>> start

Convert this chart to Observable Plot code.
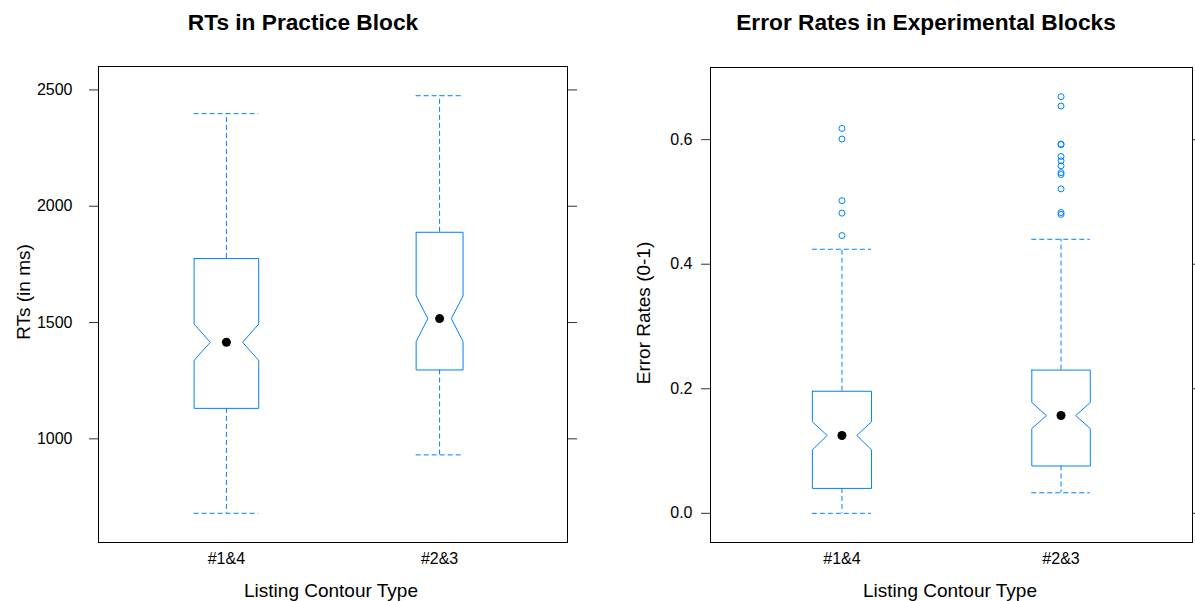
<!DOCTYPE html>
<html>
<head>
<meta charset="utf-8">
<script src="https://cdn.jsdelivr.net/npm/d3@7"></script>
<script src="https://cdn.jsdelivr.net/npm/@observablehq/plot@0.6"></script>
<style>
  body { margin: 0; background: white; font-family: "Liberation Sans", Arial, sans-serif; }
  #wrap { position: relative; width: 1195px; height: 601px; overflow: hidden; background: white; }
  .panel { position: absolute; top: 0; }
  .lbl { position: absolute; transform: translate(-50%, -50%); white-space: nowrap; color: #000; }
  .title { font-weight: bold; font-size: 22.7px; }
  .axt { font-size: 19px; }
  .rot { transform: translate(-50%, -50%) rotate(-90deg); }
</style>
</head>
<body>
<div id="wrap"></div>
<script>
// ---------- data ----------
const categories = ["#1&4", "#2&3"];

// Panel 1: RTs in Practice Block
const rtWhiskerLo = [680, 931];
const rtQ1        = [1131, 1296];
const rtNotchLo   = [1337, 1418];
const rtMedian    = [1415, 1517];
const rtNotchHi   = [1493, 1614];
const rtQ3        = [1775, 1888];
const rtWhiskerHi = [2398, 2475];
const rtOutliers  = [[], []];
const rtRelWidth  = [0.303, 0.22];   // varwidth (relative group size)
const rtTicks     = [1000, 1500, 2000, 2500];
const rtTickLabels = ["1000", "1500", "2000", "2500"];

// Panel 2: Error Rates in Experimental Blocks
const erWhiskerLo = [0.0, 0.033];
const erQ1        = [0.040, 0.076];
const erNotchLo   = [0.102, 0.136];
const erMedian    = [0.125, 0.157];
const erNotchHi   = [0.147, 0.178];
const erQ3        = [0.196, 0.230];
const erWhiskerHi = [0.424, 0.440];
const erOutliers  = [
  [0.618, 0.601, 0.502, 0.482, 0.446],
  [0.669, 0.654, 0.593, 0.592, 0.573, 0.566, 0.558, 0.547, 0.544, 0.521, 0.483, 0.480]
];
const erRelWidth  = [0.27, 0.267];
const erTicks     = [0, 0.2, 0.4, 0.6];
const erTickLabels = ["0.0", "0.2", "0.4", "0.6"];

const boxColor = "#0080ff";

// ---------- builder ----------
function panel(cfg) {
  const n = categories.length;
  const boxes = categories.map((c, i) => ({
    cat: c, x: i + 1,
    wlo: cfg.wlo[i], q1: cfg.q1[i], nlo: cfg.nlo[i], med: cfg.med[i],
    nhi: cfg.nhi[i], q3: cfg.q3[i], whi: cfg.whi[i], h: cfg.rel[i] / 2
  }));
  const poly = [];
  boxes.forEach(b => {
    const c = b.x, h = b.h;
    [[c - h, b.q3], [c + h, b.q3], [c + h, b.nhi], [c + h / 2, b.med], [c + h, b.nlo],
     [c + h, b.q1], [c - h, b.q1], [c - h, b.nlo], [c - h / 2, b.med], [c - h, b.nhi], [c - h, b.q3]]
      .forEach(([x, y]) => poly.push({x, y, z: b.cat}));
  });
  const outs = [];
  cfg.out.forEach((arr, i) => arr.forEach(v => outs.push({x: i + 1, y: v})));
  const all = [...cfg.wlo, ...cfg.whi, ...outs.map(d => d.y)];
  const lo = d3.min(all), hi = d3.max(all), pad = (hi - lo) * 0.07;
  const fmt = v => cfg.tickLabels[cfg.ticks.indexOf(v)];
  const dash = "5,3";

  return Plot.plot({
    width: cfg.width, height: 601,
    marginLeft: cfg.ml, marginRight: cfg.mr, marginTop: cfg.mt, marginBottom: cfg.mb,
    style: {fontFamily: '"Liberation Sans", Arial, sans-serif', fontSize: "16px", color: "#000", background: "white"},
    x: {domain: [1 - 0.6, n + 0.6]},
    y: {domain: [lo - pad, hi + pad]},
    marks: [
      Plot.axisY({anchor: "left", ticks: cfg.ticks, tickFormat: fmt, tickSize: 9, tickPadding: cfg.tp, label: null, fontSize: 16, stroke: "#333"}),
      Plot.axisY({anchor: "right", ticks: cfg.ticks, tickFormat: () => "", tickSize: 9, label: null, stroke: "#333"}),
      Plot.axisX({anchor: "bottom", ticks: d3.range(1, n + 1), tickFormat: i => categories[i - 1], tickSize: 0, tickPadding: 10, label: null, fontSize: 16}),
      // whiskers
      Plot.ruleX(boxes, {x: "x", y1: "q3", y2: "whi", stroke: boxColor, strokeDasharray: dash}),
      Plot.ruleX(boxes, {x: "x", y1: "q1", y2: "wlo", stroke: boxColor, strokeDasharray: dash}),
      Plot.ruleY(boxes, {y: "whi", x1: d => d.x - d.h, x2: d => d.x + d.h, stroke: boxColor, strokeDasharray: dash}),
      Plot.ruleY(boxes, {y: "wlo", x1: d => d.x - d.h, x2: d => d.x + d.h, stroke: boxColor, strokeDasharray: dash}),
      // notched boxes
      Plot.line(poly, {x: "x", y: "y", z: "z", stroke: boxColor, strokeWidth: 1, curve: "linear"}),
      // outliers
      Plot.dot(outs, {x: "x", y: "y", r: 3, stroke: boxColor, fill: "none", strokeWidth: 1}),
      // medians
      Plot.dot(boxes, {x: "x", y: "med", r: 4.5, fill: "black", stroke: "none"}),
      Plot.frame({stroke: "#000", strokeWidth: 1})
    ]
  });
}

const wrap = document.getElementById("wrap");
function place(node, left) {
  const d = document.createElement("div");
  d.className = "panel"; d.style.left = left + "px";
  d.appendChild(node); wrap.appendChild(d);
}
function label(text, x, y, cls) {
  const d = document.createElement("div");
  d.className = "lbl " + cls; d.textContent = text;
  d.style.left = x + "px"; d.style.top = y + "px";
  wrap.appendChild(d);
}

place(panel({
  width: 597, ml: 98, mr: 30, mt: 66, mb: 59, tp: 17,
  wlo: rtWhiskerLo, q1: rtQ1, nlo: rtNotchLo, med: rtMedian, nhi: rtNotchHi, q3: rtQ3, whi: rtWhiskerHi,
  out: rtOutliers, rel: rtRelWidth, ticks: rtTicks, tickLabels: rtTickLabels
}), 0);

place(panel({
  width: 598, ml: 113, mr: 3, mt: 67, mb: 59, tp: 9,
  wlo: erWhiskerLo, q1: erQ1, nlo: erNotchLo, med: erMedian, nhi: erNotchHi, q3: erQ3, whi: erWhiskerHi,
  out: erOutliers, rel: erRelWidth, ticks: erTicks, tickLabels: erTickLabels
}), 597);

label("RTs in Practice Block", 303, 22, "title");
label("Error Rates in Experimental Blocks", 926, 22, "title");
label("RTs (in ms)", 24, 292, "axt rot");
label("Error Rates (0-1)", 644, 313, "axt rot");
label("Listing Contour Type", 331, 591, "axt");
label("Listing Contour Type", 950, 591, "axt");
</script>
</body>
</html>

>> end

[Exercise description]: Except for the pictures, give all the material above again verbatim.

[Completed exercise]:
Convert this chart to Observable Plot code.
<!DOCTYPE html>
<html>
<head>
<meta charset="utf-8">
<script src="https://cdn.jsdelivr.net/npm/d3@7"></script>
<script src="https://cdn.jsdelivr.net/npm/@observablehq/plot@0.6"></script>
<style>
  body { margin: 0; background: white; font-family: "Liberation Sans", Arial, sans-serif; }
  #wrap { position: relative; width: 1195px; height: 601px; overflow: hidden; background: white; }
  .panel { position: absolute; top: 0; }
  .lbl { position: absolute; transform: translate(-50%, -50%); white-space: nowrap; color: #000; }
  .title { font-weight: bold; font-size: 22.7px; }
  .axt { font-size: 19px; }
  .rot { transform: translate(-50%, -50%) rotate(-90deg); }
</style>
</head>
<body>
<div id="wrap"></div>
<script>
// ---------- data ----------
const categories = ["#1&4", "#2&3"];

// Panel 1: RTs in Practice Block
const rtWhiskerLo = [680, 931];
const rtQ1        = [1131, 1296];
const rtNotchLo   = [1337, 1418];
const rtMedian    = [1415, 1517];
const rtNotchHi   = [1493, 1614];
const rtQ3        = [1775, 1888];
const rtWhiskerHi = [2398, 2475];
const rtOutliers  = [[], []];
const rtRelWidth  = [0.303, 0.22];   // varwidth (relative group size)
const rtTicks     = [1000, 1500, 2000, 2500];
const rtTickLabels = ["1000", "1500", "2000", "2500"];

// Panel 2: Error Rates in Experimental Blocks
const erWhiskerLo = [0.0, 0.033];
const erQ1        = [0.040, 0.076];
const erNotchLo   = [0.102, 0.136];
const erMedian    = [0.125, 0.157];
const erNotchHi   = [0.147, 0.178];
const erQ3        = [0.196, 0.230];
const erWhiskerHi = [0.424, 0.440];
const erOutliers  = [
  [0.618, 0.601, 0.502, 0.482, 0.446],
  [0.669, 0.654, 0.593, 0.592, 0.573, 0.566, 0.558, 0.547, 0.544, 0.521, 0.483, 0.480]
];
const erRelWidth  = [0.27, 0.267];
const erTicks     = [0, 0.2, 0.4, 0.6];
const erTickLabels = ["0.0", "0.2", "0.4", "0.6"];

const boxColor = "#0080ff";

// ---------- builder ----------
function panel(cfg) {
  const n = categories.length;
  const boxes = categories.map((c, i) => ({
    cat: c, x: i + 1,
    wlo: cfg.wlo[i], q1: cfg.q1[i], nlo: cfg.nlo[i], med: cfg.med[i],
    nhi: cfg.nhi[i], q3: cfg.q3[i], whi: cfg.whi[i], h: cfg.rel[i] / 2
  }));
  const poly = [];
  boxes.forEach(b => {
    const c = b.x, h = b.h;
    [[c - h, b.q3], [c + h, b.q3], [c + h, b.nhi], [c + h / 2, b.med], [c + h, b.nlo],
     [c + h, b.q1], [c - h, b.q1], [c - h, b.nlo], [c - h / 2, b.med], [c - h, b.nhi], [c - h, b.q3]]
      .forEach(([x, y]) => poly.push({x, y, z: b.cat}));
  });
  const outs = [];
  cfg.out.forEach((arr, i) => arr.forEach(v => outs.push({x: i + 1, y: v})));
  const all = [...cfg.wlo, ...cfg.whi, ...outs.map(d => d.y)];
  const lo = d3.min(all), hi = d3.max(all), pad = (hi - lo) * 0.07;
  const fmt = v => cfg.tickLabels[cfg.ticks.indexOf(v)];
  const dash = "5,3";

  return Plot.plot({
    width: cfg.width, height: 601,
    marginLeft: cfg.ml, marginRight: cfg.mr, marginTop: cfg.mt, marginBottom: cfg.mb,
    style: {fontFamily: '"Liberation Sans", Arial, sans-serif', fontSize: "16px", color: "#000", background: "white"},
    x: {domain: [1 - 0.6, n + 0.6]},
    y: {domain: [lo - pad, hi + pad]},
    marks: [
      Plot.axisY({anchor: "left", ticks: cfg.ticks, tickFormat: fmt, tickSize: 9, tickPadding: cfg.tp, label: null, fontSize: 16, stroke: "#333"}),
      Plot.axisY({anchor: "right", ticks: cfg.ticks, tickFormat: () => "", tickSize: 9, label: null, stroke: "#333"}),
      Plot.axisX({anchor: "bottom", ticks: d3.range(1, n + 1), tickFormat: i => categories[i - 1], tickSize: 0, tickPadding: 10, label: null, fontSize: 16}),
      // whiskers
      Plot.ruleX(boxes, {x: "x", y1: "q3", y2: "whi", stroke: boxColor, strokeDasharray: dash}),
      Plot.ruleX(boxes, {x: "x", y1: "q1", y2: "wlo", stroke: boxColor, strokeDasharray: dash}),
      Plot.ruleY(boxes, {y: "whi", x1: d => d.x - d.h, x2: d => d.x + d.h, stroke: boxColor, strokeDasharray: dash}),
      Plot.ruleY(boxes, {y: "wlo", x1: d => d.x - d.h, x2: d => d.x + d.h, stroke: boxColor, strokeDasharray: dash}),
      // notched boxes
      Plot.line(poly, {x: "x", y: "y", z: "z", stroke: boxColor, strokeWidth: 1, curve: "linear"}),
      // outliers
      Plot.dot(outs, {x: "x", y: "y", r: 3, stroke: boxColor, fill: "none", strokeWidth: 1}),
      // medians
      Plot.dot(boxes, {x: "x", y: "med", r: 4.5, fill: "black", stroke: "none"}),
      Plot.frame({stroke: "#000", strokeWidth: 1})
    ]
  });
}

const wrap = document.getElementById("wrap");
function place(node, left) {
  const d = document.createElement("div");
  d.className = "panel"; d.style.left = left + "px";
  d.appendChild(node); wrap.appendChild(d);
}
function label(text, x, y, cls) {
  const d = document.createElement("div");
  d.className = "lbl " + cls; d.textContent = text;
  d.style.left = x + "px"; d.style.top = y + "px";
  wrap.appendChild(d);
}

place(panel({
  width: 597, ml: 98, mr: 30, mt: 66, mb: 59, tp: 17,
  wlo: rtWhiskerLo, q1: rtQ1, nlo: rtNotchLo, med: rtMedian, nhi: rtNotchHi, q3: rtQ3, whi: rtWhiskerHi,
  out: rtOutliers, rel: rtRelWidth, ticks: rtTicks, tickLabels: rtTickLabels
}), 0);

place(panel({
  width: 598, ml: 113, mr: 3, mt: 67, mb: 59, tp: 9,
  wlo: erWhiskerLo, q1: erQ1, nlo: erNotchLo, med: erMedian, nhi: erNotchHi, q3: erQ3, whi: erWhiskerHi,
  out: erOutliers, rel: erRelWidth, ticks: erTicks, tickLabels: erTickLabels
}), 597);

label("RTs in Practice Block", 303, 22, "title");
label("Error Rates in Experimental Blocks", 926, 22, "title");
label("RTs (in ms)", 24, 292, "axt rot");
label("Error Rates (0-1)", 644, 313, "axt rot");
label("Listing Contour Type", 331, 591, "axt");
label("Listing Contour Type", 950, 591, "axt");
</script>
</body>
</html>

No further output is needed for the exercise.